Thursday, November 23, 2006

What has become of us?

So I've been in England for 4 days now - and have noticed an obsession with a show that a scant decade ago would have appeared only fleetingly one of Chris Tarrant's "Let's Laugh At The Japanese" 'specials' (Clive James would not have stooped so low)

"I'm a celebrity get me out of here" is a show designed to humiliate ex-celebrities in need of airtime whilst extracting maximum coinage from the 'voting public'. So the producers decide that somebody has to bathe in cockroaches / eat a Kangaroo's tongue, penis, eye, balls and anus (both genuine challenges) and the 'great British public' phone in at 50p a minute to nominate the posh bird or the poof.

This means that this week Jan Leeming (the second most famous female newsreader of the late 70s) and Scott something or other (a poofy designer of no reputation) get to participate in every nasty little 'challenge' for our amusement.

The only real high to date has been David Gest - husband to Liza - and a man of whom little was known. He's had the good sense to date to tell the most outrageous and bare faced lies, to leap into challenges without flinching (deny the public this and they tire of bullying you) and to refuse to eat the swill provided even when the alternative was hunger. Well done David.
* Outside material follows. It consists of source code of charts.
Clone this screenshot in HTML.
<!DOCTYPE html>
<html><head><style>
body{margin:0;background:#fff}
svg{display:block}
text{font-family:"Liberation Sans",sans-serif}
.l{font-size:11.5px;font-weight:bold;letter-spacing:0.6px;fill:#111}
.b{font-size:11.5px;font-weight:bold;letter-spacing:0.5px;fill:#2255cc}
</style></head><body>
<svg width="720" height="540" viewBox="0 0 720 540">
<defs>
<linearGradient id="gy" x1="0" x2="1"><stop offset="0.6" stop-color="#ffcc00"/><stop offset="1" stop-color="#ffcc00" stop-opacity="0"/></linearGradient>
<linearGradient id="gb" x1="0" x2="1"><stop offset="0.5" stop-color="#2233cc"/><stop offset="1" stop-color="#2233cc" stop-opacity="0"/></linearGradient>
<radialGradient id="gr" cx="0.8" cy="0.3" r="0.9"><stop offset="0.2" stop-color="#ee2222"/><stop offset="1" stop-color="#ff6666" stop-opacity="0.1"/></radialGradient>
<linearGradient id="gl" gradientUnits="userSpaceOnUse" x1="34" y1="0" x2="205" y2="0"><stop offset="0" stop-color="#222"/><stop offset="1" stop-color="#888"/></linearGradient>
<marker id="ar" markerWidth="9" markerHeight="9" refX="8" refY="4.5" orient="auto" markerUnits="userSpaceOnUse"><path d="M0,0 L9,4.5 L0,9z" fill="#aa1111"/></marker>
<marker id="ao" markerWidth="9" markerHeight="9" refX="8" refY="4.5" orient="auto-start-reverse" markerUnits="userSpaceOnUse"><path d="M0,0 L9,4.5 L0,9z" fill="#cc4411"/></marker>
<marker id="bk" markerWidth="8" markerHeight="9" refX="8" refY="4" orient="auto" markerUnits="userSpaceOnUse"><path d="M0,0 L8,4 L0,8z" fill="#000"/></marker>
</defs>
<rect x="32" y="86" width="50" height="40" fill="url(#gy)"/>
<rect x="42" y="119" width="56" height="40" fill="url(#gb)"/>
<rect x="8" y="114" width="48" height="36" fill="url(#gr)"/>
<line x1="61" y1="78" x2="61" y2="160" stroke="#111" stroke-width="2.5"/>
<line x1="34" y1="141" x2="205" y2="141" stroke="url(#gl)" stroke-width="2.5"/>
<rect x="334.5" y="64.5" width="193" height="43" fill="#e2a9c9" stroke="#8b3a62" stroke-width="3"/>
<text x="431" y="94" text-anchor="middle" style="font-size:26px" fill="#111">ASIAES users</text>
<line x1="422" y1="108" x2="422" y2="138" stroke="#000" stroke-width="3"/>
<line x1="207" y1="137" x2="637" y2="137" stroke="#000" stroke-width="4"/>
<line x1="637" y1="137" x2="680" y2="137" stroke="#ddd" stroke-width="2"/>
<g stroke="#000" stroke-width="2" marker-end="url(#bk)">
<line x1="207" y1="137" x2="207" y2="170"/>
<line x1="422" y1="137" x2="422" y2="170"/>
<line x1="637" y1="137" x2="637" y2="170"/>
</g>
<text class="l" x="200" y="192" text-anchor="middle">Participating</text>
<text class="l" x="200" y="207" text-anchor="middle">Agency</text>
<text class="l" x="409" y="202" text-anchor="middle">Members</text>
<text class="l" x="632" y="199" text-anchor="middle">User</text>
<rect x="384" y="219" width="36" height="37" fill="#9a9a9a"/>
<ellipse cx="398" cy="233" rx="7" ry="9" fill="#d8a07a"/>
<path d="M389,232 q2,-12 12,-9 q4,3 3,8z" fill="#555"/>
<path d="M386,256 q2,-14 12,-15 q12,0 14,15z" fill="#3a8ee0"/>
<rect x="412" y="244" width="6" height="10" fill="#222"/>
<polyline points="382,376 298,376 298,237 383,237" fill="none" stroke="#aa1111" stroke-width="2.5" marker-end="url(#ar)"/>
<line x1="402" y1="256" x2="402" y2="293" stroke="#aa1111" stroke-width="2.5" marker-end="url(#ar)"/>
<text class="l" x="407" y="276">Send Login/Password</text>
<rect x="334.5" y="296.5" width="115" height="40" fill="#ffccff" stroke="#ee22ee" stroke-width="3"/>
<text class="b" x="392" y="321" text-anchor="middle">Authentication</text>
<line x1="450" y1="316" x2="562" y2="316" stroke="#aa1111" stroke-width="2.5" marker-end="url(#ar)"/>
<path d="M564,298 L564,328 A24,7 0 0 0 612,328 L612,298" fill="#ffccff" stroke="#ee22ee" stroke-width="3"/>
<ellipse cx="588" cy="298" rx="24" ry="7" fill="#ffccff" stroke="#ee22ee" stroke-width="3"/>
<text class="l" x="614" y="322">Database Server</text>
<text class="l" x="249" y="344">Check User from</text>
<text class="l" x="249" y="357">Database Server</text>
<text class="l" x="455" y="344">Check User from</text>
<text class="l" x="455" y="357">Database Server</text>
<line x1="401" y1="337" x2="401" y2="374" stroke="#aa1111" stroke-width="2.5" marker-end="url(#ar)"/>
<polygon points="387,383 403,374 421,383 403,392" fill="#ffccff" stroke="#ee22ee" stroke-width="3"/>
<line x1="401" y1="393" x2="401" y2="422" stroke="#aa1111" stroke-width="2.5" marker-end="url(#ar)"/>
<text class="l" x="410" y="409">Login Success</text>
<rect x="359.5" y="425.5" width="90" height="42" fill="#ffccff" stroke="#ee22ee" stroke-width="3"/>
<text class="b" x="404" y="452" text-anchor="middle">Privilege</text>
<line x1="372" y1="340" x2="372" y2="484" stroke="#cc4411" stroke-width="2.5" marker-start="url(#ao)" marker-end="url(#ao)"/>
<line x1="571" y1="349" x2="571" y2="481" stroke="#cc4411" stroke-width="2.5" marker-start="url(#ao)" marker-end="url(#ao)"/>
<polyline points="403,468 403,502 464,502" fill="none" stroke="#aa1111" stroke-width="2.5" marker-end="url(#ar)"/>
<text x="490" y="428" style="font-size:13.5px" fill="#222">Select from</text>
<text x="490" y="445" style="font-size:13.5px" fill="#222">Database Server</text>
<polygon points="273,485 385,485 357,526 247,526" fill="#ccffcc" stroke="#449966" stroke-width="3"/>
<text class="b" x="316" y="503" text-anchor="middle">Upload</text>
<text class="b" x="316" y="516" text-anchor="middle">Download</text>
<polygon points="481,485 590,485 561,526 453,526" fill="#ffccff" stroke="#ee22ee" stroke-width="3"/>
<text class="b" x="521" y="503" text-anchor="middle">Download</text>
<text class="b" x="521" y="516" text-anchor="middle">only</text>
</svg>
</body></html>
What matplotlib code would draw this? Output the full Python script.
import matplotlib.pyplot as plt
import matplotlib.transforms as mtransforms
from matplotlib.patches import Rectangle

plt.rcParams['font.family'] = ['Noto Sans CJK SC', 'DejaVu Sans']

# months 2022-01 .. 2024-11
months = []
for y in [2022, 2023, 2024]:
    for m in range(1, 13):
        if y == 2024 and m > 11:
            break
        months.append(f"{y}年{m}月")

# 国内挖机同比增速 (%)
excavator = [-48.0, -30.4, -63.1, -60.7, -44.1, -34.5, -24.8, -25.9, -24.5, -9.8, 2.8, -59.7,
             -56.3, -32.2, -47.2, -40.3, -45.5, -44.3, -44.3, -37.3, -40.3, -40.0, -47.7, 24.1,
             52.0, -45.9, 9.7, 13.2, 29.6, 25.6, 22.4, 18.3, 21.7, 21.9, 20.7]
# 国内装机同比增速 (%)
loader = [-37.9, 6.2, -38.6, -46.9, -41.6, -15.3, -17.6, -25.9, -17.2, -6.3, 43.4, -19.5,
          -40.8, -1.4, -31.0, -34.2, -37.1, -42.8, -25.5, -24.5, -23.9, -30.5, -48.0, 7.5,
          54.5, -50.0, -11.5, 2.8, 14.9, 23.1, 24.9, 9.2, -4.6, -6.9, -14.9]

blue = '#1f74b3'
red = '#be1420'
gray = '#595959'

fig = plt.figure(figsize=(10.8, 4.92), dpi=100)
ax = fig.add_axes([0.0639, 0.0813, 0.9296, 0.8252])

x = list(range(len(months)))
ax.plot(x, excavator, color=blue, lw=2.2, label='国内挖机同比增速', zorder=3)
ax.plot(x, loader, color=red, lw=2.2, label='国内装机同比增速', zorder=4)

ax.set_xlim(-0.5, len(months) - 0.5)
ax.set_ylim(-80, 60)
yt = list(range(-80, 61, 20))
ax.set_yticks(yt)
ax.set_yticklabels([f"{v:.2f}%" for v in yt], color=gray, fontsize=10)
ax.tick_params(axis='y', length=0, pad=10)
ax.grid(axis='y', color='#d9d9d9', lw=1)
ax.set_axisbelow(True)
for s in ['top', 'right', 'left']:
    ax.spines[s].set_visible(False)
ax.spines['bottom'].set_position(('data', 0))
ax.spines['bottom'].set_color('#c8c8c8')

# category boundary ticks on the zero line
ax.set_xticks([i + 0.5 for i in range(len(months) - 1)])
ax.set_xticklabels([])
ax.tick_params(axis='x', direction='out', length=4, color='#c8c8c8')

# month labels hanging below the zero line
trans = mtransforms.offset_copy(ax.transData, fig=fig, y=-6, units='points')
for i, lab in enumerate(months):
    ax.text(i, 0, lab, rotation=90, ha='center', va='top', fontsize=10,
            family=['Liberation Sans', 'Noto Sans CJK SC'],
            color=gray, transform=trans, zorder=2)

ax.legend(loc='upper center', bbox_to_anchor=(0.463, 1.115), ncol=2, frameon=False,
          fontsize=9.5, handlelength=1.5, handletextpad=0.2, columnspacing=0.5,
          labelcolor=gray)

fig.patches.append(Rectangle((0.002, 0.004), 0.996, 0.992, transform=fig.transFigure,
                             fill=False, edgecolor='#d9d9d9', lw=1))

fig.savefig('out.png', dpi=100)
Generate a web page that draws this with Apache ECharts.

But really when did we become so petty? So pathetic? When did torture (for the challenges are torture) become entertainment? And when did our class and sexuality divide become so self evident? It would be easy to dismiss "I'm a Celebrity..." as a nasty minded piece of filth - it's less easy to ignore the glee with which the British public embrace that filth.

What next? Celebrity torturers in Iraqi prisons? Faith Brown blacked up and forced into a 'stress position' in a black hoel prison somewhere in the far east? Jason Donovan forced to listen to his back catalogue?

It may seem far fetched - but then so did the idea of that camp man from the children's BBC broom cupboard being forced to bathe in frog's intestines being served up as entertainment... didn't it?